9. I do not agree with the two findings of the first appellate court. Firstly the learned Commissioner was not correct in holding that finding recorded in mutation proceedings could not be set aside in the regular suit under Section 229-B of U.P.Z.A.&L.R. Act unless there was some very strong basis for the same. Orders passed on mutation applications are summary in nature and subject to the result of the regular suit hence in the regular suit findings recorded in mutation proceedings cannot be considered.

10. The second finding of the first appellate court that donor was not shown to have accepted the gift after its execution and till his death is erroneous in law in the sense that under Section 122 of T.P. Act acceptance is to be of the donee and not of the donor.

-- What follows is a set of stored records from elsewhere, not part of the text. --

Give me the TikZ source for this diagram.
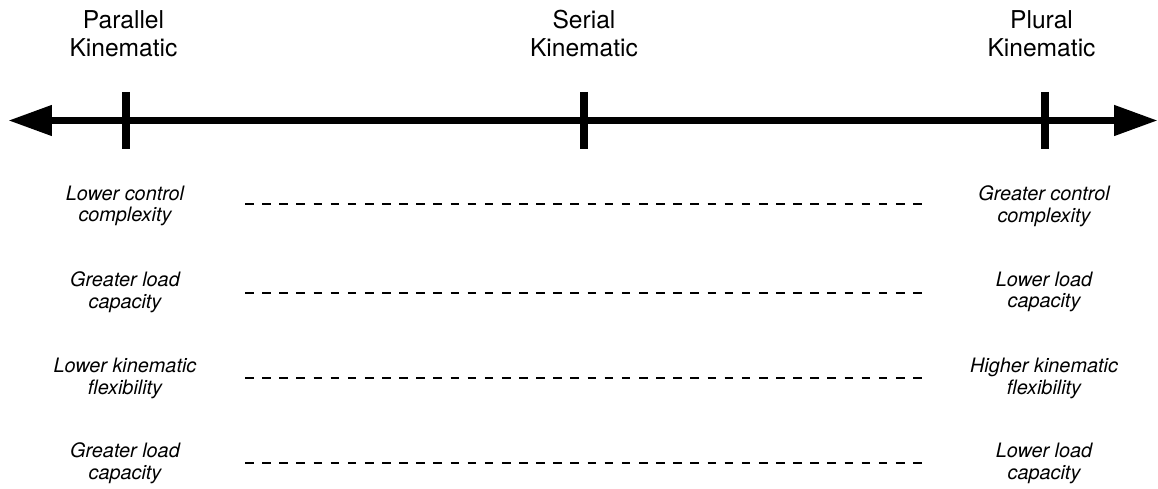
\documentclass[tikz,border=0pt]{standalone}
\usepackage{fontspec}
\setmainfont{TeX Gyre Heros}
\usepackage{tikz}
\usetikzlibrary{arrows.meta}

\tikzset{
  axis/.style={line width=4.5pt, {Triangle[length=25pt,width=16.4pt]}-{Triangle[length=25pt,width=16.4pt]}},
  tickmark/.style={line width=4.8pt},
  kintitle/.style={align=center, inner sep=0pt, font=\fontsize{14}{16.2}\selectfont},
  kinlabel/.style={align=center, inner sep=0pt, font=\fontsize{11.3}{12.3}\selectfont\itshape},
  dashline/.style={line width=1.7pt, dash pattern=on 4.9pt off 4.85pt}
}

\begin{document}
\begin{tikzpicture}[x=0.02cm,y=-0.02cm]

% Fix the page size
\useasboundingbox (0,0) rectangle (1158,489);

% Define coordinates for the axis
\coordinate (axL) at (8,120.5);
\coordinate (axR) at (1158,120.5);
\coordinate (par) at (126,120.5);
\coordinate (ser) at (584,120.5);
\coordinate (plu) at (1045,120.5);

% Draw the axis with arrows
\draw[axis] (axL) -- (axR);

% Draw the tick marks
\foreach \t in {par,ser,plu}
  \draw[tickmark] (\t) ++(0,-28.5) -- ++(0,57);

% Add titles above the ticks
\node[kintitle] (parT) at (123.5,33.5) {Parallel\\Kinematic};
\node[kintitle] (serT) at (584,33.5) {Serial\\Kinematic};
\node[kintitle] (pluT) at (1041.5,33.5) {Plural\\Kinematic};

% Add the properties and dashed lines
\foreach \i/\ly/\dy/\lt/\rt in {
    1/206/204/{Lower control\\complexity}/{Greater control\\complexity},
    2/292/293/{Greater load\\capacity}/{Lower load\\capacity},
    3/378.5/378/{Lower kinematic\\flexibility}/{Higher kinematic\\flexibility},
    4/463.5/463/{Greater load\\capacity}/{Lower load\\capacity}} {
  \node[kinlabel] (left\i) at (125,\ly) {\lt};
  \node[kinlabel] (right\i) at (1044,\ly) {\rt};
  \coordinate (ds\i) at (245,\dy);
  \coordinate (de\i) at (925,\dy);
  \draw[dashline] (ds\i) -- (de\i);
}
\end{tikzpicture}
\end{document}
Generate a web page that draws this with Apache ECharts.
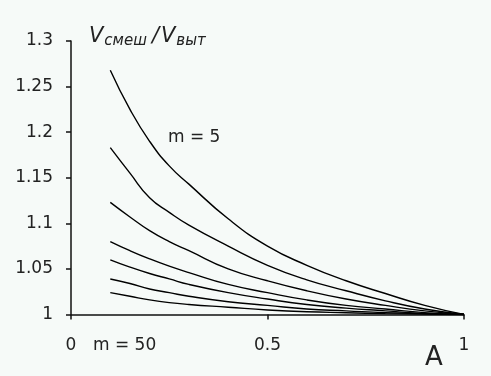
<!DOCTYPE html>
<html>
<head>
<meta charset="utf-8">
<script src="https://cdn.jsdelivr.net/npm/echarts@6/dist/echarts.min.js"></script>
<style>
  html, body { margin: 0; padding: 0; background: #f6faf8; }
  #chart { width: 491px; height: 376px; }
</style>
</head>
<body>
<div id="chart"></div>
<script>
/* ===== data ===== */
const aValues = [0.1, 0.15, 0.2, 0.25, 0.3, 0.4, 0.5, 0.6, 0.7, 0.8, 0.9, 1.0];

// from m = 5 (top) down to m = 50 (bottom)
const curve1 = [1.268, 1.225, 1.19, 1.163, 1.143, 1.105, 1.075, 1.054, 1.037, 1.023, 1.01, 1.0];
const curve2 = [1.183, 1.155, 1.128, 1.112, 1.098, 1.075, 1.054, 1.038, 1.026, 1.015, 1.006, 1.0];
const curve3 = [1.123, 1.107, 1.092, 1.08, 1.07, 1.05, 1.037, 1.026, 1.017, 1.01, 1.004, 1.0];
const curve4 = [1.08, 1.07, 1.061, 1.053, 1.046, 1.033, 1.024, 1.016, 1.01, 1.006, 1.002, 1.0];
const curve5 = [1.06, 1.052, 1.045, 1.039, 1.033, 1.024, 1.017, 1.011, 1.007, 1.004, 1.001, 1.0];
const curve6 = [1.039, 1.034, 1.028, 1.024, 1.02, 1.014, 1.01, 1.006, 1.004, 1.002, 1.001, 1.0];
const curve7 = [1.024, 1.02, 1.016, 1.013, 1.011, 1.008, 1.005, 1.003, 1.002, 1.001, 1.0005, 1.0];

const curves = [curve1, curve2, curve3, curve4, curve5, curve6, curve7];

const FONT = "'DejaVu Sans', sans-serif";
const TEXT = "#222";

const chart = echarts.init(document.getElementById("chart"));

chart.setOption({
  backgroundColor: "#f6faf8",
  animation: false,
  grid: { left: 71, right: 27, top: 41, bottom: 61.5 },
  xAxis: {
    type: "value",
    min: 0,
    max: 1,
    interval: 0.5,
    splitLine: { show: false },
    axisLine: { lineStyle: { color: "#111", width: 1.5 } },
    axisTick: { show: true, length: 5, lineStyle: { color: "#111", width: 1.5 } },
    axisLabel: {
      margin: 23,
      color: TEXT,
      fontSize: 17,
      fontFamily: FONT,
      formatter: (v) => String(v),
    },
  },
  yAxis: {
    type: "value",
    min: 1,
    max: 1.3,
    interval: 0.05,
    splitLine: { show: false },
    axisLine: { show: true, lineStyle: { color: "#111", width: 1.5 } },
    axisTick: { show: true, length: 5, lineStyle: { color: "#111", width: 1.5 } },
    axisLabel: {
      margin: 18,
      color: TEXT,
      fontSize: 17,
      fontFamily: FONT,
    },
  },
  series: curves.map((c) => ({
    type: "line",
    data: aValues.map((a, i) => [a, c[i]]),
    smooth: true,
    showSymbol: false,
    lineStyle: { color: "#000", width: 1.4 },
  })),
  graphic: [
    {
      type: "text",
      left: 89,
      top: 26,
      style: {
        text: "{v|V}{s|смеш}{g|/}{v|V}{s|выт}",
        rich: {
          v: { fontSize: 21, fontStyle: "italic", fontFamily: FONT, fill: TEXT },
          g: { fontSize: 21, fontStyle: "italic", fontFamily: FONT, fill: TEXT, padding: [0, 2, 0, 5] },
          s: { fontSize: 15, fontStyle: "italic", fontFamily: FONT, fill: TEXT, padding: [9, 0, 0, 1] },
        },
      },
    },
    {
      type: "text",
      left: 168,
      top: 129,
      style: { text: "m = 5", fontSize: 17, fontFamily: FONT, fill: TEXT },
    },
    {
      type: "text",
      left: 93,
      top: 337,
      style: { text: "m = 50", fontSize: 17, fontFamily: FONT, fill: TEXT },
    },
    {
      type: "text",
      left: 425,
      top: 345,
      style: { text: "A", fontSize: 26, fontFamily: FONT, fill: TEXT },
    },
  ],
});
</script>
</body>
</html>
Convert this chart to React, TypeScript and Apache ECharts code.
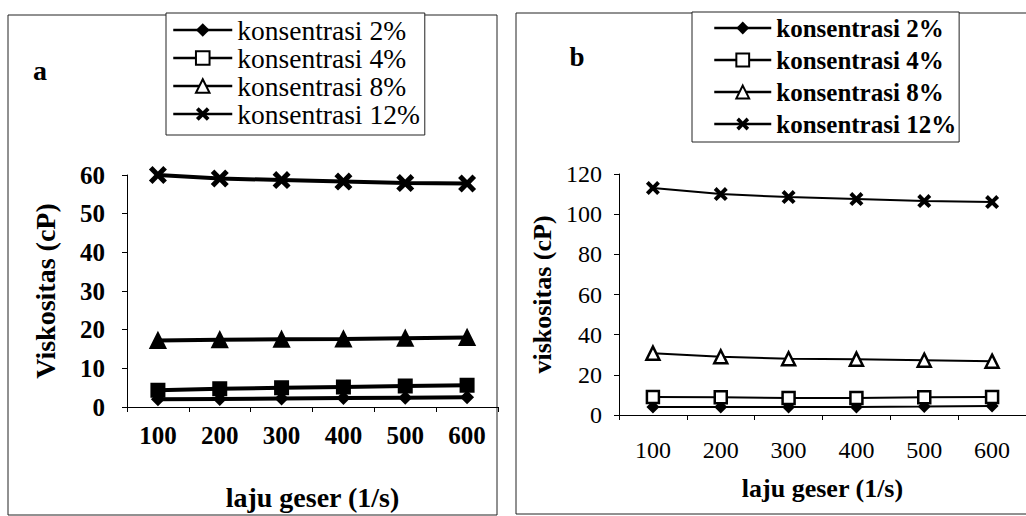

11. However, even after setting aside these two findings judgment of the Additional Commissioner may be sustained. Additional Commissioner recorded a finding of fact that gift deed was not proved and Chandguddi was daughter of Ramadhar and mother of respondents.

12. If a judgment is based upon several findings and some of the findings are incorrect however, if even after ignoring the incorrect findings judgment can be sustained on the remaining findings which are not incorrect then it is not necessary to set aside the judgment. Similarly if a judgment is based on admissible as well as inadmissible evidence and it can be sustained on the basis of admissible evidence then it need not be set aside on the ground that inadmissible evidence was also taken into consideration.

13. Accordingly, in view of the above, there was no such error in the judgment passed by the first appellate court/Additional Commissioner on the basis of which judgment could be reversed and second appeal could be allowed by the Board of Revenue.

14. Board of Revenue therefore, rightly dismissed the second’ appeals.

15. Accordingly, I hold that ultimate judgment and decree passed by the first appellate court/additional Commissioner is correct even though some of the findings recorded in the judgment are not correct in law.

16. Accordingly, there is no merit in the writ petition hence it is dismissed.